Philip Ingraham, left, and his men.
My dad, Ray Roberts.
That may be Ray Roberts on the left in the back row next to Philip Ingraham.
The man who is second from the left appears to be Ray Roberts.
“You’ve got a message on the answering machine,” my wife told me (on May 8). The call had come in while I was at lunch with some retired broadcaster friends.
I pressed the play button on the answering machine. A man from Connecticut who identified himself as Paul Gould said in the recorded message that he had acquired some photographs of soldiers from my father’s unit in World War II.
He said one of the men pictured was Capt. Philip Ingraham, for whom I was named, and he said he probably had photos of my dad as well. He left his phone number and asked me to call him.
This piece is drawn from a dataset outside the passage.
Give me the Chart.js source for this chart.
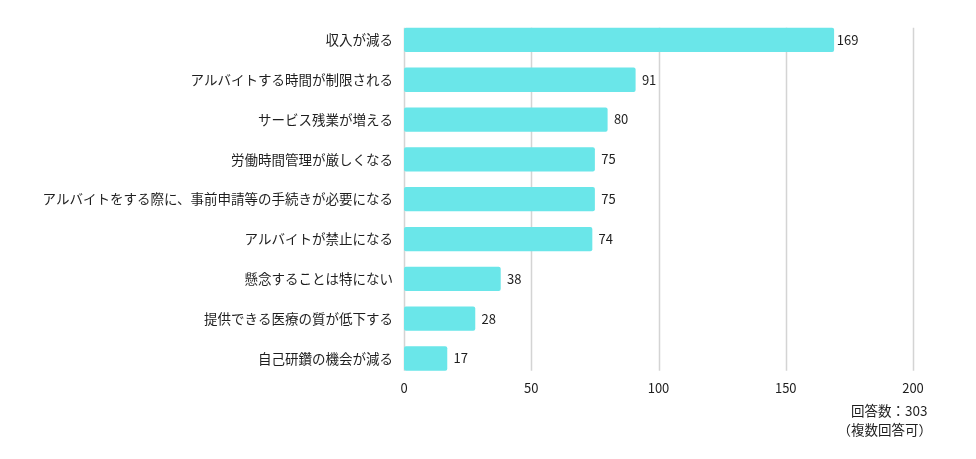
<!DOCTYPE html>
<html lang="ja">
<head>
<meta charset="utf-8">
<script src="https://cdn.jsdelivr.net/npm/chart.js@4/dist/chart.umd.min.js"></script>
<style>
html,body{margin:0;padding:0;background:#fff;}
#wrap{position:relative;width:976px;height:459px;}
</style>
</head>
<body>
<div id="wrap"><canvas id="c" width="976" height="459"></canvas></div>
<script>
const categories = [
  "収入が減る",
  "アルバイトする時間が制限される",
  "サービス残業が増える",
  "労働時間管理が厳しくなる",
  "アルバイトをする際に、事前申請等の手続きが必要になる",
  "アルバイトが禁止になる",
  "懸念することは特にない",
  "提供できる医療の質が低下する",
  "自己研鑽の機会が減る"
];
const values = [169, 91, 80, 75, 75, 74, 38, 28, 17];
const xTicks = [0, 50, 100, 150, 200];
const noteLines = ["回答数：303", "（複数回答可）"];

const FONT = "'Noto Sans CJK JP', 'Noto Sans', sans-serif";
const BAR_COLOR = "#6ae6e9";
const GRID_COLOR = "#d4d4d4";
const TEXT_COLOR = "#1e1e1e";

const gridPlugin = {
  id: "vgrid",
  beforeDatasetsDraw(chart) {
    const meta = chart.getDatasetMeta(0);
    const first = meta.data[0].getProps(["y", "height"], true);
    const last = meta.data[meta.data.length - 1].getProps(["y", "height"], true);
    const top = first.y - first.height / 2;
    const bottom = last.y + last.height / 2;
    const xs = chart.scales.x;
    const ctx = chart.ctx;
    ctx.save();
    ctx.strokeStyle = GRID_COLOR;
    ctx.lineWidth = 1.5;
    xs.ticks.forEach(t => {
      const x = Math.round(xs.getPixelForValue(t.value)) + 0.5;
      ctx.beginPath();
      ctx.moveTo(x, top);
      ctx.lineTo(x, bottom);
      ctx.stroke();
    });
    ctx.restore();
  }
};

const labelPlugin = {
  id: "vlabels",
  afterDatasetsDraw(chart) {
    const ctx = chart.ctx;
    const meta = chart.getDatasetMeta(0);
    ctx.save();
    ctx.font = "13px " + FONT;
    ctx.fillStyle = TEXT_COLOR;
    ctx.textAlign = "center";
    ctx.textBaseline = "middle";
    meta.data.forEach((bar, i) => {
      const p = bar.getProps(["x", "y"], true);
      ctx.fillText(String(values[i]), p.x + 13.5, p.y);
    });
    ctx.restore();
  }
};

const notePlugin = {
  id: "note",
  afterDraw(chart) {
    const ctx = chart.ctx;
    ctx.save();
    ctx.font = "13.5px " + FONT;
    ctx.fillStyle = TEXT_COLOR;
    ctx.textAlign = "right";
    ctx.textBaseline = "middle";
    ctx.fillText(noteLines[0], 927.5, 411);
    ctx.fillText(noteLines[1], 932, 430);
    ctx.restore();
  }
};

new Chart(document.getElementById("c"), {
  type: "bar",
  data: {
    labels: categories,
    datasets: [{
      data: values,
      backgroundColor: BAR_COLOR,
      borderRadius: 2,
      borderSkipped: false,
      barPercentage: 0.61,
      categoryPercentage: 1
    }]
  },
  options: {
    indexAxis: "y",
    responsive: false,
    animation: false,
    layout: { padding: { top: 20, right: 63, bottom: 61, left: 0 } },
    plugins: { legend: { display: false }, tooltip: { enabled: false } },
    scales: {
      x: {
        min: 0, max: 200,
        afterBuildTicks(scale) { scale.ticks = xTicks.map(v => ({ value: v })); },
        grid: { display: false, drawTicks: false },
        border: { display: false },
        ticks: { padding: 2, color: TEXT_COLOR, font: { family: FONT, size: 13 } }
      },
      y: {
        afterFit(scale) { scale.width = 404; },
        grid: { display: false, drawTicks: false },
        border: { display: false },
        ticks: { padding: 11, color: TEXT_COLOR, font: { family: FONT, size: 13.5 } }
      }
    }
  },
  plugins: [gridPlugin, labelPlugin, notePlugin]
});
</script>
</body>
</html>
I was stunned. I soon picked up the phone and dialed his number. Before I get into the conversation we had, let me give you some background.
My dad, H. Raymond Roberts, who died in 2004, was born and raised in Hannibal, Mo. Stirred into action by the December 1941 bombing of Pearl Harbor, he enlisted in the Army infantry in 1942.
In his World War II memoirs, written in 1999, Dad noted that the 79th Infantry Division was just being formed when he enlisted. “So I went straight to Company C, 315th Infantry of the 79th Division….”
His commanding officer and soon to be his good friend was First Lt. (and later Capt.) Philip Ingraham.
He “took care of his guys,” Dad wrote, and “that endeared him to his boys of Company C.”
But Ingraham lost his life in 1944.
“On July 4, we formed a line and advanced across a wheat field for maybe 200 yards to get to the hedge rows on the other side,” wrote Dad, who ended up a first sergeant. “We had no problem until we got to the hedge rows. There they were. The Germans were waiting for us. Capt. Ingraham told me to take a couple runners and go to our left behind the hedge row, as we were out in the open. I didn’t know how far he wanted us to go, so I stopped and waved to him to see if we had gone far enough.
“He raised his hand, and I saw him go down. I believe that was when he was shot. … The next day we had to advance over the same field we had lost the day before. That is bad because you know every place that a German could be and the possibility of finding bodies of guys you lost the day before.
“The Germans had moved out at night, so that was good. But we did find Capt. Ingraham’s body. He had been shot in the head. There were other bodies.
“I will never forget July 4, l944, and will never celebrate the Fourth of July,” my dad wrote. “You know, this is a good time to write about Capt. Philip Ingraham. He was a second lieutenant when he joined Company C in the states. He was with us for a long time. I worked very close with him as company clerk and communications sergeant.
“In combat I was always by his side and available when he needed me. He was the best officer under which I served. He always looked after his men in his company. He always told us to solve our own problems in our area but, if we got into trouble in town, he would do what he could. Conflicts within our company confines would not be reported but instead handled as a private matter in Company C.
“I had seen many guys killed but, when he went down, it really hit me very hard. He was so close that my son, Phil, was named after Capt. Ingraham.”
In a November 2011 posting in my blog, I wished my late father a happy Veterans Day and mentioned briefly how I got my first name. I also posted my father’s picture and one of Capt. Ingraham. It was that posting in my blog on the Internet that led to the phone call from Paul Gould.
He had purchased at a flea market some items, including the Army photos, that had belonged to a Philip Ingraham.
“I was trying to find out more about him,” Paul said. “There’s a whole bunch of photos in there I was picking through.”
An Internet search took him to my blog. He compared the photos of my dad and Ingraham to the soldiers pictured in the flea market photos. He then read about Ingraham’s death. “My heart sank when I read that,” he said. “After I read it, I felt this need to call you and tell you about it.”
Since that phone call, Paul has scanned and emailed to me a number of photographs, some of which do include my father and my namesake, Philip Ingraham.
I am thankful that Paul Gould bothered to do an Internet search. And I’m grateful that he cared enough to pick up the phone and call me.
“I felt like I had to,” he said. “It was the right thing to do.”